My favorite place to go, when i had a weekend to leave town, was the eastern sierras, up in Inyo County by Bishop. Up in the Owens Valley, right at the base of the east escarpment of the Sierras.. the place is magical. To both sides are huge walls of mountains that glow red when the sun rises or sets. The wind pouring into the little valley creates these incredible wave clouds that look like alien spaceships. Most summer nights you can see incredible lightning. The hiking, fishing, off road driving, mountain biking, tubing, snowboarding (its right by mammoth mountain), and wandering, etc, etc, are amazing. I always wished i got a chance to grow up in Bishop.

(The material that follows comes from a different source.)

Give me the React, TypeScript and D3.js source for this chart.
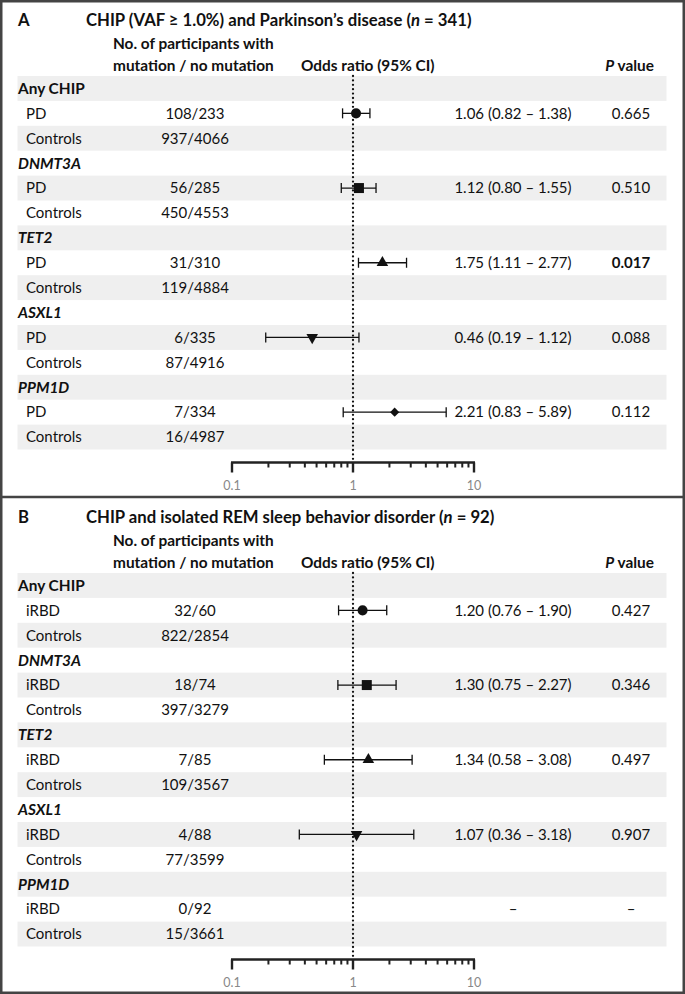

Well, as things went, i ended up in Davis studying plant stuff and i got the opportunity to live in Bishop for a summer and do research on Bishop Creek. That summer was crazy. I ended up waking up at 3 AM to do pressure bomb tests, wandering around the desert drunk, fishing, hiking, tubing down the Owens River... I got to see so many sunrises and sunsets and thunderstorms. The place really is incredible. But it's just another place. Near the end of my time in Bishop, some high school kids walked into the station we were living in, right out of the desert. Their car was stuck in the sand, at the base of the White Mountains. Since we couldn't get the car out, I offered to give them a ride to town, 3 miles away. For that little amount of time i got to talk to one of the kids a little bit. He talked about music, his high school, girls, alcohol, all the things high school seniors talk about. He also talked about how badly he wanted to get the hell out of Bishop and live somewhere less 'boring' where he could actually do something. He said it with the same compassion i felt when i said the same to people in Torrance. He was leaving, going to college, going to the city. I am sure he made it out of Bishop, and although i only talked to him for about 10 minutes, i still wonder where he ended up.
A few days later i was up at dawn, doing more plant tests. We were inside the kitchen because it was below freezing outside in the cold fall air. The clouds were glowing orange but the sun hadnt hit the mountains yet. It was one of those perfect still mornings and outside, right across the street, about 5 coyotes were singing at the sky. The cook for the station was a bit crazy, but a cool guy, and a damn good chef. I overheard him talking to one of the people living at the station. He was talking about how he was young and living in Bishop and fell in love with a girl from the city. He was swept away in the whole thing and soon they were engaged and planning to move to San Francisco. They woke up early that morning, and as he was getting ready to leave the clouds were glowing and the mountains were pink, like so many mornings in Bishop. The coyotes were singing and the air smelled like soft sagebrush and cottonwood leaves. She left that morning but he didnt... he couldnt get himself to go. He still lives in that valley, and is as much a part of the desert as the coyotes. I'm sure he will never go.
I learned a hell of a lot in the desert that summer, but one of the biggest things i learned was that hating where you grow up is normal. Wanting to leave is normal. The thing that drove me crazy wasnt being in Torrance for 18 years but simply being the same place for 18 years. By the time i left Bishop i felt like I'd been there forever. I was ready to leave - i missed my friends, my good old punk rock music (it was all country music in Bishop), my family, the beach. I still go to Bishop for a week or two every summer - once you spend time there it never really leaves you. And someday maybe i will be in Bishop, or somewhere else as beautiful, and the coyotes will be singing at the rising sun again, and the smell of wet sage will blow in my face, and i will stop there and set down roots and never leave. It may happen some day. But i don't think it will for a long time.